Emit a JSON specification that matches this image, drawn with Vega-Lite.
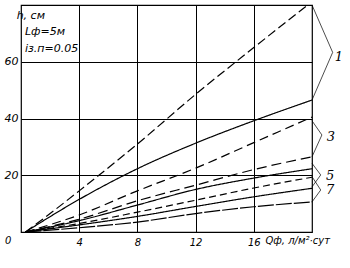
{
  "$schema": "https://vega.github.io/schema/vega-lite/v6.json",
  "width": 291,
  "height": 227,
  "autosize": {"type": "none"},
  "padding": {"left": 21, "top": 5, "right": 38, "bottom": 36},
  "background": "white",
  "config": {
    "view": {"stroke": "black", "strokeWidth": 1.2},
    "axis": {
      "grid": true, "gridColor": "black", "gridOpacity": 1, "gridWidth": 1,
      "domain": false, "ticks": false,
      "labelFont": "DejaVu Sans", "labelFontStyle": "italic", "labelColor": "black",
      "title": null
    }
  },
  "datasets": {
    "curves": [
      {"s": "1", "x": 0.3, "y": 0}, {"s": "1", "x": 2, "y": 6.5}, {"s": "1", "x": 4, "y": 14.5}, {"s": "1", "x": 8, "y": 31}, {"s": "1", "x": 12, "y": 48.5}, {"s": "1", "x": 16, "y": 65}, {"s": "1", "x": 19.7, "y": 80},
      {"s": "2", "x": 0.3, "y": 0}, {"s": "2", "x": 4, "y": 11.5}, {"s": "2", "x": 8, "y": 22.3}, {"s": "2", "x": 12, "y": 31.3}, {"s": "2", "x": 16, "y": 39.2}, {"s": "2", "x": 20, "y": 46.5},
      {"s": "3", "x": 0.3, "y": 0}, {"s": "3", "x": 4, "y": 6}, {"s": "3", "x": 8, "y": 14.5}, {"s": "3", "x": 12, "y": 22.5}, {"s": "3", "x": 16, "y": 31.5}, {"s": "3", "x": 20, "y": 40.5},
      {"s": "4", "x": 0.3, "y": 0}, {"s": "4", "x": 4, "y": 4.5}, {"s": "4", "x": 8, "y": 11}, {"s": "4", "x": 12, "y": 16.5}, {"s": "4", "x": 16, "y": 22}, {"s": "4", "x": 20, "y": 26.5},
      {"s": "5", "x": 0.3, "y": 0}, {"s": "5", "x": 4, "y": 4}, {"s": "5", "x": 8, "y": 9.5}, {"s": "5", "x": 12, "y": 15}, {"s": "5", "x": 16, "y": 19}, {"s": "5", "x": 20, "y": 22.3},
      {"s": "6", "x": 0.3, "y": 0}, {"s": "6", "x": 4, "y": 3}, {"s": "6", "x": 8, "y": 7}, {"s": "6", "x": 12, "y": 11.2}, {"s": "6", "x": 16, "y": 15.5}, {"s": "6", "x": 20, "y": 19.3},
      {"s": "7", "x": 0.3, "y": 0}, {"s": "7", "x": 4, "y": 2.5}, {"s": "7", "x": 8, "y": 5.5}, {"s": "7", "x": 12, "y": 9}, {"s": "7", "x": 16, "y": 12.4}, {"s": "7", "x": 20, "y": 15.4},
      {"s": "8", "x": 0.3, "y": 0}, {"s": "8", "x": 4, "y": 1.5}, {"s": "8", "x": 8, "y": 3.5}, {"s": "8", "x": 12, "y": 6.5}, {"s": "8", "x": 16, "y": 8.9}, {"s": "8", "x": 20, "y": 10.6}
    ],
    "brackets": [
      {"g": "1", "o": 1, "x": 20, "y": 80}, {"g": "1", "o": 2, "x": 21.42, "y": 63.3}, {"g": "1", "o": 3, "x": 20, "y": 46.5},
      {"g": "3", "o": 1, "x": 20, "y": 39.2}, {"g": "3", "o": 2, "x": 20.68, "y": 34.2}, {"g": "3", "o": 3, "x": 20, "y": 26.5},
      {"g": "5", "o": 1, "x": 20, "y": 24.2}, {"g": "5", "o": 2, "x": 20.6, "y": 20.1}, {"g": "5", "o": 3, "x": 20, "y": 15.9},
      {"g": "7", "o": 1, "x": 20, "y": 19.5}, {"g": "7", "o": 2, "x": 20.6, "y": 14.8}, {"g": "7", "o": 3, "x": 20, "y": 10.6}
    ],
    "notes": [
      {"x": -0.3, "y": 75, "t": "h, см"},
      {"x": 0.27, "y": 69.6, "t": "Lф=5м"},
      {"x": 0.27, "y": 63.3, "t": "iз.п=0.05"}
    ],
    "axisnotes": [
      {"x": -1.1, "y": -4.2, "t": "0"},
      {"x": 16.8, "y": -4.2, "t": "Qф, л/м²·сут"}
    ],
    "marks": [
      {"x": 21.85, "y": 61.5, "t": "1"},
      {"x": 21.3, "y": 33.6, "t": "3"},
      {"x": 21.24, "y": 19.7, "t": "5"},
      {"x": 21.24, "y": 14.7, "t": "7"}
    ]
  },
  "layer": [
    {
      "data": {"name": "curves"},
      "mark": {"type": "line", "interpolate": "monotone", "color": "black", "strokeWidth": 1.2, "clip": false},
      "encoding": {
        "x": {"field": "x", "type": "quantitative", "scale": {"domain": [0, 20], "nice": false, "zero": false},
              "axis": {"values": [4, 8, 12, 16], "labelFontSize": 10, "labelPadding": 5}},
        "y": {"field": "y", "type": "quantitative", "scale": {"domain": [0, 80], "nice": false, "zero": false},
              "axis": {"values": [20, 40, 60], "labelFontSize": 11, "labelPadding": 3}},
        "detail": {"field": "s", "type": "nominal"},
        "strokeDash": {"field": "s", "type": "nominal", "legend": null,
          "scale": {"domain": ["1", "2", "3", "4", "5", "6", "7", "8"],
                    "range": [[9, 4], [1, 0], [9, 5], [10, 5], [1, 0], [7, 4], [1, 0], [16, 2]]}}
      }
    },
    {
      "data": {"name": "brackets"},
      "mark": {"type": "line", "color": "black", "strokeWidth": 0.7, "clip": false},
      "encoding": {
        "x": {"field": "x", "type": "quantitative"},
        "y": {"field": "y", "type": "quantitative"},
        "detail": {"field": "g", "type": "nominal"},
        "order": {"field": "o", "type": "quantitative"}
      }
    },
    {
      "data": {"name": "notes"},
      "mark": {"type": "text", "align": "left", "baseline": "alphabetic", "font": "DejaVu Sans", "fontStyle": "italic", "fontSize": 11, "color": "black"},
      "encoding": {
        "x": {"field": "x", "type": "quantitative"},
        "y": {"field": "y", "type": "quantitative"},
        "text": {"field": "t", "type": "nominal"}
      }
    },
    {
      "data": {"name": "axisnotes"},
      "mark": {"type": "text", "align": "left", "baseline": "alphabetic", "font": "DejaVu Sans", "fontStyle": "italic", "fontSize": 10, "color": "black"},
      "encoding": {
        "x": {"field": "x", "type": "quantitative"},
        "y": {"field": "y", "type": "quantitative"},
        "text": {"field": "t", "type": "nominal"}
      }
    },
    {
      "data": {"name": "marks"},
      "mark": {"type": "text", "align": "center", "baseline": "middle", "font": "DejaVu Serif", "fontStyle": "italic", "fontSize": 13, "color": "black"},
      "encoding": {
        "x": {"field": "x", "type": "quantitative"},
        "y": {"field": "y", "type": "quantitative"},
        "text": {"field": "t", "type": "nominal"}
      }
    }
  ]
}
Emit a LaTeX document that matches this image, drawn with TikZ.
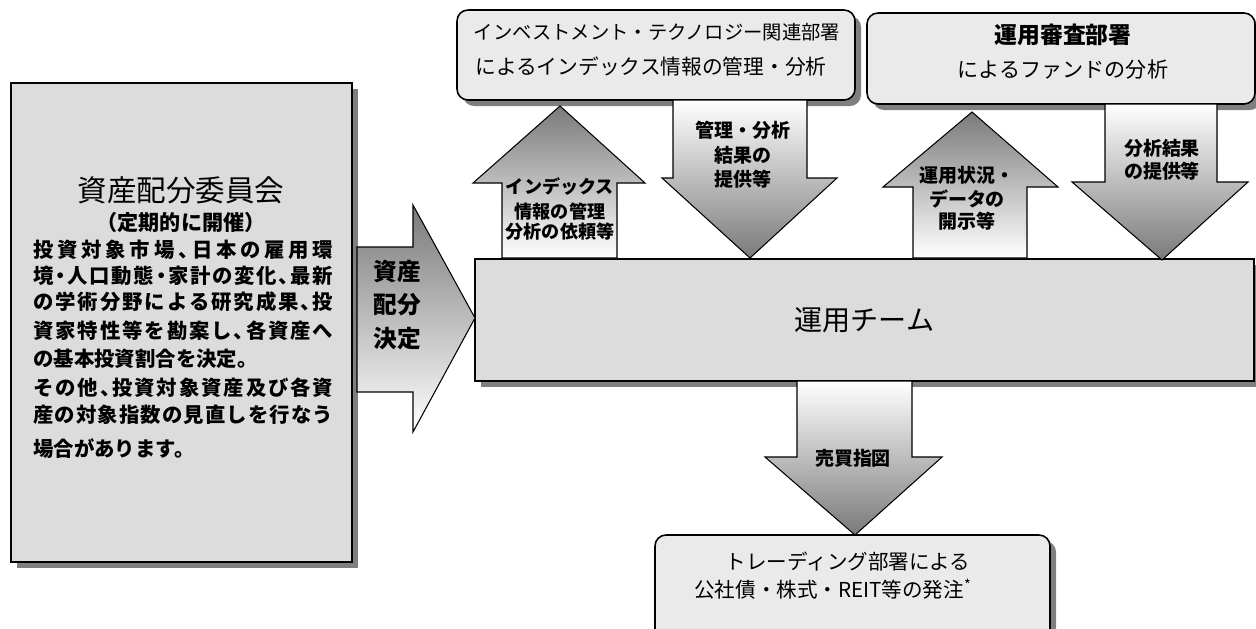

* **The exercise**
Every entry above is to be set down exactly; the pictures are to be left out.

* **Answer for this exercise**
Emit a JSON specification that matches this image, drawn with Vega-Lite.
{
  "$schema": "https://vega.github.io/schema/vega-lite/v6.json",
  "width": 291,
  "height": 227,
  "autosize": {"type": "none"},
  "padding": {"left": 21, "top": 5, "right": 38, "bottom": 36},
  "background": "white",
  "config": {
    "view": {"stroke": "black", "strokeWidth": 1.2},
    "axis": {
      "grid": true, "gridColor": "black", "gridOpacity": 1, "gridWidth": 1,
      "domain": false, "ticks": false,
      "labelFont": "DejaVu Sans", "labelFontStyle": "italic", "labelColor": "black",
      "title": null
    }
  },
  "datasets": {
    "curves": [
      {"s": "1", "x": 0.3, "y": 0}, {"s": "1", "x": 2, "y": 6.5}, {"s": "1", "x": 4, "y": 14.5}, {"s": "1", "x": 8, "y": 31}, {"s": "1", "x": 12, "y": 48.5}, {"s": "1", "x": 16, "y": 65}, {"s": "1", "x": 19.7, "y": 80},
      {"s": "2", "x": 0.3, "y": 0}, {"s": "2", "x": 4, "y": 11.5}, {"s": "2", "x": 8, "y": 22.3}, {"s": "2", "x": 12, "y": 31.3}, {"s": "2", "x": 16, "y": 39.2}, {"s": "2", "x": 20, "y": 46.5},
      {"s": "3", "x": 0.3, "y": 0}, {"s": "3", "x": 4, "y": 6}, {"s": "3", "x": 8, "y": 14.5}, {"s": "3", "x": 12, "y": 22.5}, {"s": "3", "x": 16, "y": 31.5}, {"s": "3", "x": 20, "y": 40.5},
      {"s": "4", "x": 0.3, "y": 0}, {"s": "4", "x": 4, "y": 4.5}, {"s": "4", "x": 8, "y": 11}, {"s": "4", "x": 12, "y": 16.5}, {"s": "4", "x": 16, "y": 22}, {"s": "4", "x": 20, "y": 26.5},
      {"s": "5", "x": 0.3, "y": 0}, {"s": "5", "x": 4, "y": 4}, {"s": "5", "x": 8, "y": 9.5}, {"s": "5", "x": 12, "y": 15}, {"s": "5", "x": 16, "y": 19}, {"s": "5", "x": 20, "y": 22.3},
      {"s": "6", "x": 0.3, "y": 0}, {"s": "6", "x": 4, "y": 3}, {"s": "6", "x": 8, "y": 7}, {"s": "6", "x": 12, "y": 11.2}, {"s": "6", "x": 16, "y": 15.5}, {"s": "6", "x": 20, "y": 19.3},
      {"s": "7", "x": 0.3, "y": 0}, {"s": "7", "x": 4, "y": 2.5}, {"s": "7", "x": 8, "y": 5.5}, {"s": "7", "x": 12, "y": 9}, {"s": "7", "x": 16, "y": 12.4}, {"s": "7", "x": 20, "y": 15.4},
      {"s": "8", "x": 0.3, "y": 0}, {"s": "8", "x": 4, "y": 1.5}, {"s": "8", "x": 8, "y": 3.5}, {"s": "8", "x": 12, "y": 6.5}, {"s": "8", "x": 16, "y": 8.9}, {"s": "8", "x": 20, "y": 10.6}
    ],
    "brackets": [
      {"g": "1", "o": 1, "x": 20, "y": 80}, {"g": "1", "o": 2, "x": 21.42, "y": 63.3}, {"g": "1", "o": 3, "x": 20, "y": 46.5},
      {"g": "3", "o": 1, "x": 20, "y": 39.2}, {"g": "3", "o": 2, "x": 20.68, "y": 34.2}, {"g": "3", "o": 3, "x": 20, "y": 26.5},
      {"g": "5", "o": 1, "x": 20, "y": 24.2}, {"g": "5", "o": 2, "x": 20.6, "y": 20.1}, {"g": "5", "o": 3, "x": 20, "y": 15.9},
      {"g": "7", "o": 1, "x": 20, "y": 19.5}, {"g": "7", "o": 2, "x": 20.6, "y": 14.8}, {"g": "7", "o": 3, "x": 20, "y": 10.6}
    ],
    "notes": [
      {"x": -0.3, "y": 75, "t": "h, см"},
      {"x": 0.27, "y": 69.6, "t": "Lф=5м"},
      {"x": 0.27, "y": 63.3, "t": "iз.п=0.05"}
    ],
    "axisnotes": [
      {"x": -1.1, "y": -4.2, "t": "0"},
      {"x": 16.8, "y": -4.2, "t": "Qф, л/м²·сут"}
    ],
    "marks": [
      {"x": 21.85, "y": 61.5, "t": "1"},
      {"x": 21.3, "y": 33.6, "t": "3"},
      {"x": 21.24, "y": 19.7, "t": "5"},
      {"x": 21.24, "y": 14.7, "t": "7"}
    ]
  },
  "layer": [
    {
      "data": {"name": "curves"},
      "mark": {"type": "line", "interpolate": "monotone", "color": "black", "strokeWidth": 1.2, "clip": false},
      "encoding": {
        "x": {"field": "x", "type": "quantitative", "scale": {"domain": [0, 20], "nice": false, "zero": false},
              "axis": {"values": [4, 8, 12, 16], "labelFontSize": 10, "labelPadding": 5}},
        "y": {"field": "y", "type": "quantitative", "scale": {"domain": [0, 80], "nice": false, "zero": false},
              "axis": {"values": [20, 40, 60], "labelFontSize": 11, "labelPadding": 3}},
        "detail": {"field": "s", "type": "nominal"},
        "strokeDash": {"field": "s", "type": "nominal", "legend": null,
          "scale": {"domain": ["1", "2", "3", "4", "5", "6", "7", "8"],
                    "range": [[9, 4], [1, 0], [9, 5], [10, 5], [1, 0], [7, 4], [1, 0], [16, 2]]}}
      }
    },
    {
      "data": {"name": "brackets"},
      "mark": {"type": "line", "color": "black", "strokeWidth": 0.7, "clip": false},
      "encoding": {
        "x": {"field": "x", "type": "quantitative"},
        "y": {"field": "y", "type": "quantitative"},
        "detail": {"field": "g", "type": "nominal"},
        "order": {"field": "o", "type": "quantitative"}
      }
    },
    {
      "data": {"name": "notes"},
      "mark": {"type": "text", "align": "left", "baseline": "alphabetic", "font": "DejaVu Sans", "fontStyle": "italic", "fontSize": 11, "color": "black"},
      "encoding": {
        "x": {"field": "x", "type": "quantitative"},
        "y": {"field": "y", "type": "quantitative"},
        "text": {"field": "t", "type": "nominal"}
      }
    },
    {
      "data": {"name": "axisnotes"},
      "mark": {"type": "text", "align": "left", "baseline": "alphabetic", "font": "DejaVu Sans", "fontStyle": "italic", "fontSize": 10, "color": "black"},
      "encoding": {
        "x": {"field": "x", "type": "quantitative"},
        "y": {"field": "y", "type": "quantitative"},
        "text": {"field": "t", "type": "nominal"}
      }
    },
    {
      "data": {"name": "marks"},
      "mark": {"type": "text", "align": "center", "baseline": "middle", "font": "DejaVu Serif", "fontStyle": "italic", "fontSize": 13, "color": "black"},
      "encoding": {
        "x": {"field": "x", "type": "quantitative"},
        "y": {"field": "y", "type": "quantitative"},
        "text": {"field": "t", "type": "nominal"}
      }
    }
  ]
}
Emit a LaTeX document that matches this image, drawn with TikZ.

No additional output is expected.